Published: Monday, March 10, 2014 10:48 a.m. CDT

ADDISON – The village of Addison has asked residents to participate in an interactive online survey about housing strategies as part of the Homes for a Changing Region study.

“I think every municipality is concerned about the recent recession,” said Drew Williams-Clark, principal planner for the Chicago Metropolitan Agency for Planning (CMAP).

The agency, in partnership with the Metropolitan Planning Council and the Metropolitan Mayors Caucus, is conducting a Homes for a Changing Region study covering East DuPage County, including Addison, Bensenville, Wood Dale and Villa Park at no cost to municipalities.

Funded largely through CMAP itself, the study aims to determine future housing needs so communities can develop and redevelop with a vision for their municipality in mind.

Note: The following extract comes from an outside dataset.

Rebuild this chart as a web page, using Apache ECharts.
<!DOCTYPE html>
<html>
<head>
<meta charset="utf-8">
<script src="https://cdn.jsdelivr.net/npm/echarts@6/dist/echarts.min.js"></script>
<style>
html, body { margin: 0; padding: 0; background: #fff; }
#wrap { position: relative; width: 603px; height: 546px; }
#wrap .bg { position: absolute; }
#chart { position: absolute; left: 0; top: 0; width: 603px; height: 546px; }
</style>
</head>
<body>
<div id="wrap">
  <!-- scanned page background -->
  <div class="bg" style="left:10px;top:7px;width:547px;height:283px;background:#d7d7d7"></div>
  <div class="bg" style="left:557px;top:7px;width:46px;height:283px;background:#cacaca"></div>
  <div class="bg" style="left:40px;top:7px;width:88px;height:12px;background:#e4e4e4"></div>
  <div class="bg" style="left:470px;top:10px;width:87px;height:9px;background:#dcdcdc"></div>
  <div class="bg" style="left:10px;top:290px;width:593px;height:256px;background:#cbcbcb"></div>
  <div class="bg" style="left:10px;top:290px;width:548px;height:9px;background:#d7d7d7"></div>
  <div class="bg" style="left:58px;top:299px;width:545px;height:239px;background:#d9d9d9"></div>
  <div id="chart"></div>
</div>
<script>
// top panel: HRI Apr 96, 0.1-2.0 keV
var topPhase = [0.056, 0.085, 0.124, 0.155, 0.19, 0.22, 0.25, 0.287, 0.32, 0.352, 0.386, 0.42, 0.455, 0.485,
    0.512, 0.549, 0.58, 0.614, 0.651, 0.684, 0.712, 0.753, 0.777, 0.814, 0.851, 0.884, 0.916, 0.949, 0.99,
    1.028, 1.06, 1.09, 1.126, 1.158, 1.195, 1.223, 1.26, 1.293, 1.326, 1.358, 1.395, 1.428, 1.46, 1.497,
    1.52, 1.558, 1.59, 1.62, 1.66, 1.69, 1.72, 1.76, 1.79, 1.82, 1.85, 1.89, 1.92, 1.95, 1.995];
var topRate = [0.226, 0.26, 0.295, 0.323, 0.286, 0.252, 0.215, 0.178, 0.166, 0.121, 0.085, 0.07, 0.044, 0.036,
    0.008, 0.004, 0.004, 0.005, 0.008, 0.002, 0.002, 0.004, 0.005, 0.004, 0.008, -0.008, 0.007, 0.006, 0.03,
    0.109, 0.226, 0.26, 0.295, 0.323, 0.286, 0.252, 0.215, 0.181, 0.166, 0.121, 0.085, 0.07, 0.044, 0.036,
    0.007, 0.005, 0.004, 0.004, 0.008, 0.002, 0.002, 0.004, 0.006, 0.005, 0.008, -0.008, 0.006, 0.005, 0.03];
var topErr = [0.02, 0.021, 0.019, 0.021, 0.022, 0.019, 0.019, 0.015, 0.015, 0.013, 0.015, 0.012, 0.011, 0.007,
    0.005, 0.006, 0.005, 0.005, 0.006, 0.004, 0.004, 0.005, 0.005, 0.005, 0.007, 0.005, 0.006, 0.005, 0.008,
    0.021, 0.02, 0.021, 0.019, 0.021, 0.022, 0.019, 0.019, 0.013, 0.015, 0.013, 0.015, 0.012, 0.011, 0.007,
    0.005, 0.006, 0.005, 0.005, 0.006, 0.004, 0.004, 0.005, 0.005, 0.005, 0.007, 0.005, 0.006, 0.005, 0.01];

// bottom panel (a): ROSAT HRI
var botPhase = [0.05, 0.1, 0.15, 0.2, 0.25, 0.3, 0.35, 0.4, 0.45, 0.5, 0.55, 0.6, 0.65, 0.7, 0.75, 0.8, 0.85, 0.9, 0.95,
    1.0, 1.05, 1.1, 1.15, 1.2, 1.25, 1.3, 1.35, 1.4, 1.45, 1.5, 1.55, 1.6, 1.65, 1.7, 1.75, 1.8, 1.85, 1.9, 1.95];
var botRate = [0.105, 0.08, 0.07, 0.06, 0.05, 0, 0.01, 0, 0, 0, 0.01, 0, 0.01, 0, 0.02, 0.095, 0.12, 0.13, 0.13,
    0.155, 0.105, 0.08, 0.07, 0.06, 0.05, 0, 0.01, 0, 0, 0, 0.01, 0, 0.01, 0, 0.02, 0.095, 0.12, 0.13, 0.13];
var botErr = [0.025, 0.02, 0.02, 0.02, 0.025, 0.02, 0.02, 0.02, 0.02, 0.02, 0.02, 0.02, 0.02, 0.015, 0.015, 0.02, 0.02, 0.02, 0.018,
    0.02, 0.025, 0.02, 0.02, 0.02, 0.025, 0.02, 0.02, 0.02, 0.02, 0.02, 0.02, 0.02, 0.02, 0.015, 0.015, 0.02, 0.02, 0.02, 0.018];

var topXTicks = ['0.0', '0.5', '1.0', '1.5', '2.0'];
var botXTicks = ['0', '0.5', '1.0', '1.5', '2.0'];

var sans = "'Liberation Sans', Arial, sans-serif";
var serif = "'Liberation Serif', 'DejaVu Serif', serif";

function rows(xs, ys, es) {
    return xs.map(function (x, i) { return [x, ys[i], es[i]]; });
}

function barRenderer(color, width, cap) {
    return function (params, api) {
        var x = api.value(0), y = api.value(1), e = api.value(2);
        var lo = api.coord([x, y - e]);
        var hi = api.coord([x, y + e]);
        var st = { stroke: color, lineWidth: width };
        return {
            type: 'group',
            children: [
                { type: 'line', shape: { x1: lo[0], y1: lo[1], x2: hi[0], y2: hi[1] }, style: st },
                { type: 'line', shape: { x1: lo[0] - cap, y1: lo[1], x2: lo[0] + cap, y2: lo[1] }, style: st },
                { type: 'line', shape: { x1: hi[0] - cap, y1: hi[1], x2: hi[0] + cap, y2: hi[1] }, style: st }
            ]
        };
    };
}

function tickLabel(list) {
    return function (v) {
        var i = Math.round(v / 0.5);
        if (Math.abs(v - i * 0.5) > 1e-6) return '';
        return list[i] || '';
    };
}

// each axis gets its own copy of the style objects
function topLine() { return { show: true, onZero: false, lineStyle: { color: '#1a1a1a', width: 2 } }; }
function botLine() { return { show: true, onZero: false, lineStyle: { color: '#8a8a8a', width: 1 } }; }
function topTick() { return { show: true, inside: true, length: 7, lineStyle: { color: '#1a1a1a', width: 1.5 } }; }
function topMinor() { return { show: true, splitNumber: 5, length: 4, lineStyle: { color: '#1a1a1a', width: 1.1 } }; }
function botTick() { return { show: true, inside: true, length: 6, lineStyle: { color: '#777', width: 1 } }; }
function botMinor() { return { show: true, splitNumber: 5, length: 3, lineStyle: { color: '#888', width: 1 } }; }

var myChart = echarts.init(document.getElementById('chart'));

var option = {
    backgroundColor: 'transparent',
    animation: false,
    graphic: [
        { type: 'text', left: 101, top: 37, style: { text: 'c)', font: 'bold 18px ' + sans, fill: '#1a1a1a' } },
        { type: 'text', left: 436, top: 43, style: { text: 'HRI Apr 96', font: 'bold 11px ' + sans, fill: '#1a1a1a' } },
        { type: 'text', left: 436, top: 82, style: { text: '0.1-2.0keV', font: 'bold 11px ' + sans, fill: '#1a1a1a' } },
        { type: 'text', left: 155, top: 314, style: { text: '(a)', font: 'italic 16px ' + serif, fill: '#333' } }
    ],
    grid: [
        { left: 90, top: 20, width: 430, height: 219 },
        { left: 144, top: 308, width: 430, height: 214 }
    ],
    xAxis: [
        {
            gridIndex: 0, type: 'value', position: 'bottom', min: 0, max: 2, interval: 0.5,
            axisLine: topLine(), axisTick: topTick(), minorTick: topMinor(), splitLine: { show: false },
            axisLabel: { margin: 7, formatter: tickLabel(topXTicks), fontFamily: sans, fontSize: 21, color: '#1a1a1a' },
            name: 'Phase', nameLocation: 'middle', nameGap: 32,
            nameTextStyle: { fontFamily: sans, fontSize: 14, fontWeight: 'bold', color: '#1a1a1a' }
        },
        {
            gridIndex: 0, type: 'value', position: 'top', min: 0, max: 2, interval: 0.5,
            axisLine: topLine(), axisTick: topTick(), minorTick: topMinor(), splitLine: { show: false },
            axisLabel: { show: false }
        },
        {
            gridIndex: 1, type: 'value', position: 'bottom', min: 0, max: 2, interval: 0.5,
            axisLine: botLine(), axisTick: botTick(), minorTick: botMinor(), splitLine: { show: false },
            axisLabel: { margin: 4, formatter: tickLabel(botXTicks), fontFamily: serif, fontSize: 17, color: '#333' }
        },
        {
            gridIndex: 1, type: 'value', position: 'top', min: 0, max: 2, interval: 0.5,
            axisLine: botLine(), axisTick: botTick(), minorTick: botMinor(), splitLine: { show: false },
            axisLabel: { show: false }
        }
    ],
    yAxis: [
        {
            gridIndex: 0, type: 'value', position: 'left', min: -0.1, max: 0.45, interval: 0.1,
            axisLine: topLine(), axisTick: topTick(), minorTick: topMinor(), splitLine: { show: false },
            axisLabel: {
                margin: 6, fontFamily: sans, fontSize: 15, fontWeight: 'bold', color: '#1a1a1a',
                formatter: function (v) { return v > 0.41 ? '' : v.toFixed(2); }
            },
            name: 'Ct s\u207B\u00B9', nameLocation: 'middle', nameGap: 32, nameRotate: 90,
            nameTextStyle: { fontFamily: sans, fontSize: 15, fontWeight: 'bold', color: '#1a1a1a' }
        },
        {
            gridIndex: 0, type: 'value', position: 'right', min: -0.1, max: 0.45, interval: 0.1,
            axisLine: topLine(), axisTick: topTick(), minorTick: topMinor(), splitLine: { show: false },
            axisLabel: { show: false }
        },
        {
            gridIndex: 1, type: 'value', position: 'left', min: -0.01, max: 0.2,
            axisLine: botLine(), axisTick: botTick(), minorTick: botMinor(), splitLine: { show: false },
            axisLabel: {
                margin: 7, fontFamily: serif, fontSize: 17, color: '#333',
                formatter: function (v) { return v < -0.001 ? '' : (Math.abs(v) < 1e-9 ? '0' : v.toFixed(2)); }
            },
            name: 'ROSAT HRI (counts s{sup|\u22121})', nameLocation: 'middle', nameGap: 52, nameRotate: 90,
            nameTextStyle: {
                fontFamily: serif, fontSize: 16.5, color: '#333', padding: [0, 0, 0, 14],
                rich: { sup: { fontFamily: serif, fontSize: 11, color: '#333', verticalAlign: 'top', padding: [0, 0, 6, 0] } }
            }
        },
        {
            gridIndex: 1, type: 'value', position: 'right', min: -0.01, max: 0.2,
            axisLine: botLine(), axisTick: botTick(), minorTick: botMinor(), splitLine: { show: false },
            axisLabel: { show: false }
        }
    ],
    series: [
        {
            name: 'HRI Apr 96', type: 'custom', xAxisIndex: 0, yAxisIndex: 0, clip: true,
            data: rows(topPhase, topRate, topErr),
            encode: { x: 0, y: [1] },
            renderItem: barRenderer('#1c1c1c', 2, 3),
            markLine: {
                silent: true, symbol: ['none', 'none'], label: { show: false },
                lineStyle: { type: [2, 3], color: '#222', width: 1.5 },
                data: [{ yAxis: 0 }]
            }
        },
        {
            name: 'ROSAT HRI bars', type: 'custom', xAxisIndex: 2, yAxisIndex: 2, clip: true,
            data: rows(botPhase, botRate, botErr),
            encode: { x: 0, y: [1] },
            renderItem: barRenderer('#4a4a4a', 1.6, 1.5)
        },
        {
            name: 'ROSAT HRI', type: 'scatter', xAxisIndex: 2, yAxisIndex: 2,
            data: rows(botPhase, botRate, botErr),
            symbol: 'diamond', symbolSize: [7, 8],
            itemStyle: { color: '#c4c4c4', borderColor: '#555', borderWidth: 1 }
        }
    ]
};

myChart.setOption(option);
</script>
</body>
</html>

“We have the space to think really critically about the future,” Williams-Clark said.

He explained that prior to the recession many municipalities were reacting to developers’ plans, but now communities have the opportunity to plan for future development while the housing market returns from the economic recession.

Homes for a Changing Region is part of a larger comprehensive plan developed by the planning agency that looks at land use, housing, water and energy conservation, open space and other community elements through 2040. The Go To 2040 plan involves seven counties and 284 communities.

“People are interested in what they can do to leverage upcoming transportation investments,” said Williams-Clark, regarding the Elgin O’Hare Western Access project’s impact specifically in eastern DuPage County.

At this point, CMAP is looking for resident input to develop individual housing strategies for each of the four municipalities, as well as a larger regional plan.

The interactive survey allows residents to place elements like retail centers, townhomes and residential subdivisions where they would like to see them in town. There also is a visual preference section that displays various types of buildings and asks residents if they’d like to see them in their neighborhood, somewhere else in town or not at all.

“What we find is a lot of times when residents are placing things on those maps they are things that have been brought up at previous meetings,” said Kendra Smith, senior planner for the east DuPage study.

At the very end of the survey, residents are asked for their contact information so that the agency can keep them updated as a plan is developed.

“It involves a lot of back and forth,” Williams-Clark said.

Smith said CMAP has not yet determined any housing strategy, but plans to use community input. She hopes to have a draft prepared by late spring or early summer to start presenting to each municipality.